15 TEMMUZ FETÖ ÜZERİNDEN CİA OPERASYONUDUR
İşte 15 Temmuz hain saldırısı da bu tertiplerden biri. FETÖ üzerinden, CİA´nın Ordu içindeki hainler tarafından, CİA´nın Türkiye ayağında görev yapan hain uçlar organizesiyle yapıldı. Yani 15 Temmuz FETÖ üzerinden yapılan bir CİA operasyonudur.
FETÖ nedir diye sorduğumuzda karşımıza Vatikan projesi, Ilımlı islam ve dinlerarası diyalog projesinin uygulayıcısı CİA kontrolün de oluşturulan İslam görünümlü misyonerlerdir. CİA´nın Türkiye´deki organizatörü de CNN Türk ekranlarında ?Erdogan´ı biz destekliyoruz, bu listeleri biz cezaevinde hazırladık, yargı altın çağını yaşıyor tüm gericileri temizledik? diye itiraf etmesine rağmen kimsenin ses etmediği Kişi ve grubudur.
FETÖ operasyonlarında da maalesef ülkeyi yönetenlerin meşrulaştırmalarından ve referans olmasından okullarında okuyan, bankasında çalışan inanmış insanlar zarar gördü asıl hain tabaka zarar görmedi. 15Temmuz sonrası ihraçlarda yanlış bir uygulamaydı. Çok sayıda suçsuz insanlar leke aldı ve işsiz kaldı. Çok sayıda kadın ve çocuk cezaevlerinde mağdur oldu. Adil operasyonlar yapılmadı, cezalar verilmedi.
Yapılan hain olayların geçmişini, oluşumunu, geleceğini iyi tahlil etmediğimiz zaman tedbirleri de doğru alamayız.
DURUŞUMUZ MİLLİ YERİMİZ DEVLETİN YANI
Bu durum ülkemizde hep yaşanacaksa ki, yaşanacak o zaman ne yapmalıyız diye aklımızı zorlamamız gerekir.
Yapılması gereken işlerin bir yönetim ayağı, birde bireysel ayağı vardır.
Duruşumuzu, durduğumuz yeri iyi bilmemiz gerekir.
Ülkeyi kimin yönettiği, nasıl yönettiği değil, düşüncemiz ne olursa olsun bu durumlarda bireysel olarak duruşumuz milli, yerimiz devletin yanı olmalıdır.

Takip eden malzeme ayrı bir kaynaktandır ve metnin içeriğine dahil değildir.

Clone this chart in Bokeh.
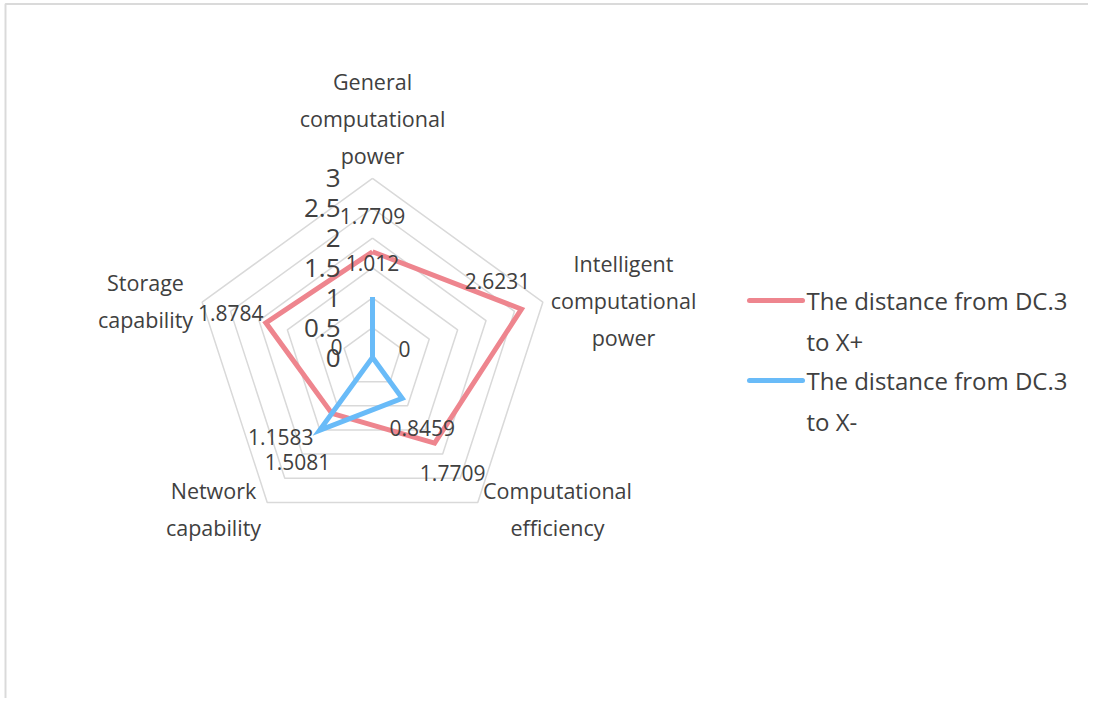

Asıl önemli olan ise yönetimin ne yapması gerektiğidir. Ülkeyi yönetmeye talip olanlar öncelikle birilerinin gücüne, imtiyazına, desteğine ihtiyacı olmadan milli güçlerin yani milletin gücüyle, milli menfaatlerimize uygun projelerle gelmelidir.

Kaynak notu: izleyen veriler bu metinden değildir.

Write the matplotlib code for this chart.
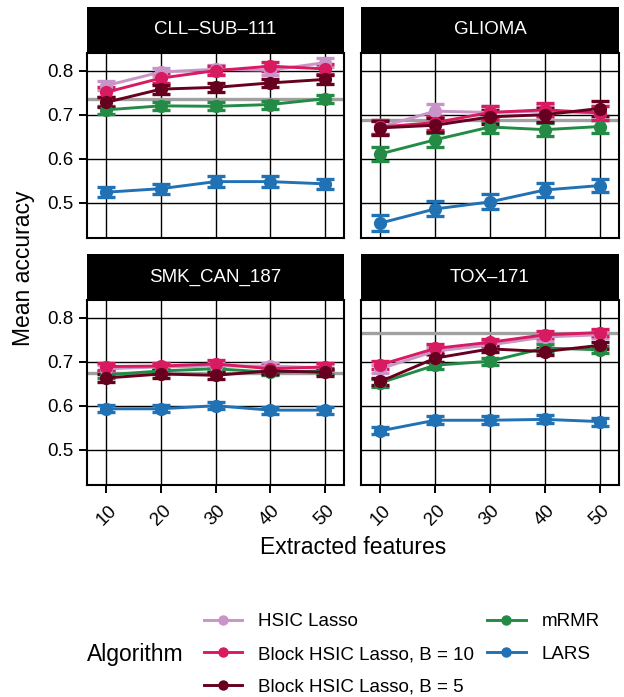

Ülkeyi yönetenler bir takım kişi ve kuruluşların imtiyazıyla değil samimi ve ehil, illa alnı secdede olan değil liyakatli ve dürüst kadrolara yer vermelidir. Devlet kadrolarını hain tuzaklardan korumalıdır. Adil bir yönetim oluşturmalı, adaletten ayrılmamalı, hürriyetlerin önünü açmalıdır. Toplumu düşüncelerinden dolayı kutuplaştırmamalıdır.
Milli birlik ve beraberlik yalnız ben bilirim yanımda olun demekle olmaz.

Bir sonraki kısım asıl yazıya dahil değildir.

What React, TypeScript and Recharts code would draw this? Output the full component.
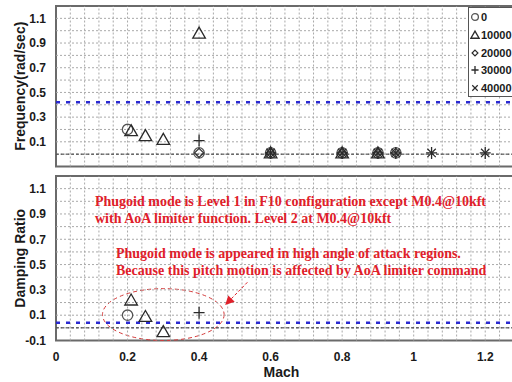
import React from 'react';
import {
  ScatterChart,
  Scatter,
  XAxis,
  YAxis,
  ReferenceLine,
  ReferenceArea,
} from 'recharts';

// Axis ticks and grid
const machTicks = [0, 0.2, 0.4, 0.6, 0.8, 1, 1.2];
const valueTicks = [-0.1, 0.1, 0.3, 0.5, 0.7, 0.9, 1.1];
const machGrid = [0.04, 0.08, 0.12, 0.16, 0.2, 0.24, 0.28, 0.32, 0.36, 0.4, 0.44, 0.48, 0.52, 0.56, 0.6, 0.64, 0.68, 0.72, 0.76, 0.8, 0.84, 0.88, 0.92, 0.96, 1, 1.04, 1.08, 1.12, 1.16, 1.2, 1.24, 1.28];
const valueGrid = [0, 0.1, 0.2, 0.3, 0.4, 0.5, 0.6, 0.7, 0.8, 0.9, 1, 1.1];

const altitudes = ['0', '10000', '20000', '30000', '40000'];

// Phugoid frequency (rad/sec) by altitude
const freq0 = [
  { mach: 0.2, value: 0.2 },
  { mach: 0.4, value: 0.01 },
  { mach: 0.6, value: 0.01 },
  { mach: 0.8, value: 0.01 },
  { mach: 0.9, value: 0.01 },
  { mach: 0.95, value: 0.01 },
];
const freq10k = [
  { mach: 0.21, value: 0.19 },
  { mach: 0.25, value: 0.15 },
  { mach: 0.3, value: 0.12 },
  { mach: 0.4, value: 0.98 },
  { mach: 0.6, value: 0.01 },
  { mach: 0.8, value: 0.01 },
  { mach: 0.9, value: 0.01 },
];
const freq20k = [
  { mach: 0.4, value: 0.01 },
  { mach: 0.6, value: 0.01 },
  { mach: 0.8, value: 0.01 },
  { mach: 0.9, value: 0.01 },
  { mach: 0.95, value: 0.01 },
];
const freq30k = [
  { mach: 0.4, value: 0.11 },
  { mach: 0.6, value: 0.01 },
  { mach: 0.8, value: 0.01 },
  { mach: 0.9, value: 0.01 },
  { mach: 0.95, value: 0.01 },
  { mach: 1.05, value: 0.01 },
  { mach: 1.2, value: 0.01 },
];
const freq40k = [
  { mach: 0.6, value: 0.01 },
  { mach: 0.8, value: 0.01 },
  { mach: 0.9, value: 0.01 },
  { mach: 0.95, value: 0.01 },
  { mach: 1.05, value: 0.01 },
  { mach: 1.2, value: 0.01 },
];

// Phugoid damping ratio by altitude
const damp0 = [{ mach: 0.2, value: 0.1 }];
const damp10k = [
  { mach: 0.21, value: 0.22 },
  { mach: 0.25, value: 0.09 },
  { mach: 0.3, value: -0.03 },
];
const damp30k = [{ mach: 0.4, value: 0.12 }];

// Level 1 boundaries
const freqLimit = 0.42;
const dampLimit = 0.04;

const note1 = [
  'Phugoid mode is Level 1 in F10 configuration except M0.4@10kft',
  'with AoA limiter function. Level 2 at M0.4@10kft',
];
const note2 = [
  'Phugoid mode is appeared in high angle of attack regions.',
  'Because this pitch motion is affected by AoA limiter command',
];

const ink = '#2a2a2a';
const red = '#e0202a';
const blue = '#2a2ad0';
const sans = '"Liberation Sans", Arial, sans-serif';
const serif = '"Liberation Serif", "Times New Roman", serif';

const CircleMark = ({ cx, cy, s = 1 }: any) => (
  <circle cx={cx} cy={cy} r={5.2 * s} fill="none" stroke="#555" strokeWidth={1.3} />
);
const TriangleMark = ({ cx, cy, s = 1 }: any) => (
  <path
    d={`M${cx},${cy - 6 * s} L${cx + 6.3 * s},${cy + 5 * s} L${cx - 6.3 * s},${cy + 5 * s} Z`}
    fill="none"
    stroke={ink}
    strokeWidth={1.3}
  />
);
const DiamondMark = ({ cx, cy, s = 1 }: any) => (
  <path
    d={`M${cx},${cy - 4.5 * s} L${cx + 4.5 * s},${cy} L${cx},${cy + 4.5 * s} L${cx - 4.5 * s},${cy} Z`}
    fill="none"
    stroke={ink}
    strokeWidth={1.2}
  />
);
const PlusMark = ({ cx, cy, s = 1 }: any) => (
  <path
    d={`M${cx - 5.5 * s},${cy} L${cx + 5.5 * s},${cy} M${cx},${cy - 6 * s} L${cx},${cy + 6 * s}`}
    stroke={ink}
    strokeWidth={1.3}
  />
);
const CrossMark = ({ cx, cy, s = 1 }: any) => (
  <path
    d={`M${cx - 4.2 * s},${cy - 4.2 * s} L${cx + 4.2 * s},${cy + 4.2 * s} M${cx - 4.2 * s},${cy + 4.2 * s} L${cx + 4.2 * s},${cy - 4.2 * s}`}
    stroke={ink}
    strokeWidth={1.2}
  />
);

const marks = [CircleMark, TriangleMark, DiamondMark, PlusMark, CrossMark];

const tickStyle = { fontFamily: sans, fontWeight: 700, fontSize: 12, fill: '#1a1a1a' };

const yTitle = (text: string) => (props: any) => {
  const { y, height } = props.viewBox;
  const cy = y + height / 2;
  return (
    <text
      x={20}
      y={cy}
      transform={`rotate(-90, 20, ${cy})`}
      textAnchor="middle"
      dominantBaseline="central"
      style={{ fontFamily: sans, fontWeight: 700, fontSize: 14, fill: '#1a1a1a' }}
    >
      {text}
    </text>
  );
};

const xTitle = (props: any) => {
  const { x, y, width } = props.viewBox;
  return (
    <text
      x={x + width / 2 - 7}
      y={y + 36}
      textAnchor="middle"
      style={{ fontFamily: sans, fontWeight: 700, fontSize: 14, fill: '#1a1a1a' }}
    >
      Mach
    </text>
  );
};

const gridLines = () => [
  ...machGrid.map((v) => (
    <ReferenceLine key={`gx${v}`} x={v} stroke="#a9a9a9" strokeDasharray="2 2" />
  )),
  ...valueGrid.map((v) => (
    <ReferenceLine key={`gy${v}`} y={v} stroke="#a9a9a9" strokeDasharray="2 2" />
  )),
];

const frame = (
  <ReferenceArea
    x1={0}
    x2={1.3}
    y1={-0.1}
    y2={1.2}
    fill="none"
    stroke="#6a6a6a"
    strokeWidth={2}
    fillOpacity={0}
  />
);

// dashed ellipse drawn inside the reference area's box
const EllipseShape = (props: any) => {
  const { x, y, width, height } = props;
  return (
    <ellipse
      cx={x + width / 2}
      cy={y + height / 2}
      rx={width / 2}
      ry={height / 2}
      fill="none"
      stroke="#d43a3a"
      strokeWidth={1}
      strokeDasharray="4 3"
    />
  );
};

// dashed pointer with a solid head
const ArrowShape = (props: any) => {
  const { x1, y1, x2, y2 } = props;
  const a = Math.atan2(y2 - y1, x2 - x1);
  const len = 9;
  const w = 4.5;
  const bx = x2 - len * Math.cos(a);
  const by = y2 - len * Math.sin(a);
  const px = -Math.sin(a) * w;
  const py = Math.cos(a) * w;
  return (
    <g>
      <line x1={x1} y1={y1} x2={bx} y2={by} stroke={red} strokeWidth={1} strokeDasharray="3 2" />
      <path d={`M${x2},${y2} L${bx + px},${by + py} L${bx - px},${by - py} Z`} fill={red} />
    </g>
  );
};

const LegendBox = () => (
  <div
    style={{
      position: 'absolute',
      left: 468,
      top: 7,
      width: 60,
      height: 90,
      border: '1px solid #555',
      background: '#fff',
      boxSizing: 'border-box',
    }}
  >
    {altitudes.map((alt, i) => {
      const Mark = marks[i];
      return (
        <div
          key={alt}
          style={{
            position: 'absolute',
            left: 1,
            top: 2 + i * 17.8,
            height: 14,
            display: 'flex',
            alignItems: 'center',
            fontFamily: sans,
            fontWeight: 700,
            fontSize: 11,
            color: '#1a1a1a',
          }}
        >
          <svg width={10} height={12}>
            <Mark cx={5} cy={6} s={0.65} />
          </svg>
          <span style={{ marginLeft: 1 }}>{alt}</span>
        </div>
      );
    })}
  </div>
);

const noteStyle: React.CSSProperties = {
  position: 'absolute',
  fontFamily: serif,
  fontWeight: 700,
  fontSize: 14,
  lineHeight: '16.8px',
  color: red,
  whiteSpace: 'nowrap',
};

export default function App() {
  const chartW = 530;
  return (
    <div
      style={{
        position: 'absolute',
        left: 0,
        top: 0,
        width: 512,
        height: 382,
        overflow: 'hidden',
        background: '#fff',
      }}
    >
      <div style={{ position: 'absolute', left: 0, top: 0 }}>
        <ScatterChart width={chartW} height={170} margin={{ top: 6, right: 9, bottom: 3.5, left: 0 }}>
          <XAxis type="number" dataKey="mach" domain={[0, 1.3]} hide allowDataOverflow />
          <YAxis
            type="number"
            dataKey="value"
            domain={[-0.1, 1.2]}
            ticks={valueTicks}
            width={56}
            tickLine={false}
            axisLine={false}
            tickMargin={4}
            tick={tickStyle}
            tickFormatter={(v: number) => v.toFixed(1)}
            label={yTitle('Frequency(rad/sec)')}
            allowDataOverflow
          />
          {gridLines()}
          <ReferenceLine y={0} stroke="#333" strokeDasharray="3 2" />
          <ReferenceLine y={freqLimit} stroke={blue} strokeWidth={2.5} strokeDasharray="4 6" />
          {frame}
          <Scatter data={freq0} shape={CircleMark} isAnimationActive={false} />
          <Scatter data={freq10k} shape={TriangleMark} isAnimationActive={false} />
          <Scatter data={freq20k} shape={DiamondMark} isAnimationActive={false} />
          <Scatter data={freq30k} shape={PlusMark} isAnimationActive={false} />
          <Scatter data={freq40k} shape={CrossMark} isAnimationActive={false} />
        </ScatterChart>
      </div>
      <div style={{ position: 'absolute', left: 0, top: 170 }}>
        <ScatterChart width={chartW} height={212} margin={{ top: 6, right: 9, bottom: 0, left: 0 }}>
          <XAxis
            type="number"
            dataKey="mach"
            domain={[0, 1.3]}
            ticks={machTicks}
            height={41.5}
            tickLine={false}
            axisLine={false}
            tickMargin={6}
            tick={tickStyle}
            label={xTitle}
            allowDataOverflow
          />
          <YAxis
            type="number"
            dataKey="value"
            domain={[-0.1, 1.2]}
            ticks={valueTicks}
            width={56}
            tickLine={false}
            axisLine={false}
            tickMargin={4}
            tick={tickStyle}
            tickFormatter={(v: number) => v.toFixed(1)}
            label={yTitle('Damping Ratio')}
            allowDataOverflow
          />
          {gridLines()}
          <ReferenceLine y={0} stroke="#333" strokeDasharray="3 2" />
          <ReferenceLine y={dampLimit} stroke={blue} strokeWidth={2.5} strokeDasharray="4 6" />
          {frame}
          <ReferenceArea x1={0.13} x2={0.47} y1={-0.1} y2={0.31} shape={EllipseShape} />
          <ReferenceLine
            segment={[
              { x: 0.535, y: 0.36 },
              { x: 0.473, y: 0.18 },
            ]}
            shape={ArrowShape}
          />
          <Scatter data={damp0} shape={CircleMark} isAnimationActive={false} />
          <Scatter data={damp10k} shape={TriangleMark} isAnimationActive={false} />
          <Scatter data={damp30k} shape={PlusMark} isAnimationActive={false} />
        </ScatterChart>
      </div>
      <LegendBox />
      <div style={{ ...noteStyle, left: 95, top: 194 }}>
        {note1.map((l) => (
          <div key={l}>{l}</div>
        ))}
      </div>
      <div style={{ ...noteStyle, left: 116, top: 246 }}>
        {note2.map((l) => (
          <div key={l}>{l}</div>
        ))}
      </div>
    </div>
  );
}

Sorgulanmayacak tek kelam Allah kelamıdır. Ülkeyi yönetenler insan olduğuna hata yapma hakları da olduğuna göre, tenkit de sünnet olduğuna göre tenkitlere kulak vermeli, yararlanmalı, tenkit yapanların bilgisine baş vurmalıdır.
Ülkenin gerçekten milli politikalar üreten, milli değerlere bağlı kişilerin fikirlerine itibar etmeli bir masa etrafında toplamalı istişare müessesini işletmeli diyalog ortamını sağlamalıdır.
Siyaseti milli güçlerle birlikte Türkiye´nin kendi mecrasında üretmeli dış kaynaklardan medet ummadan büyük fotoğrafı vermelidir.
Temeli sağlam yapılan bir devlet yapısına hiç bir güç zarar veremez hele ki, Türk milleti elele, gönül gönüle verirse....
Allah bir daha bu ülkeye, bu millete hain saldırılar yaşatmasın. 15 Temmuz ve terör olaylarında şehit olanlara rahmet gazilerimize sağlık ve selamet dilerim.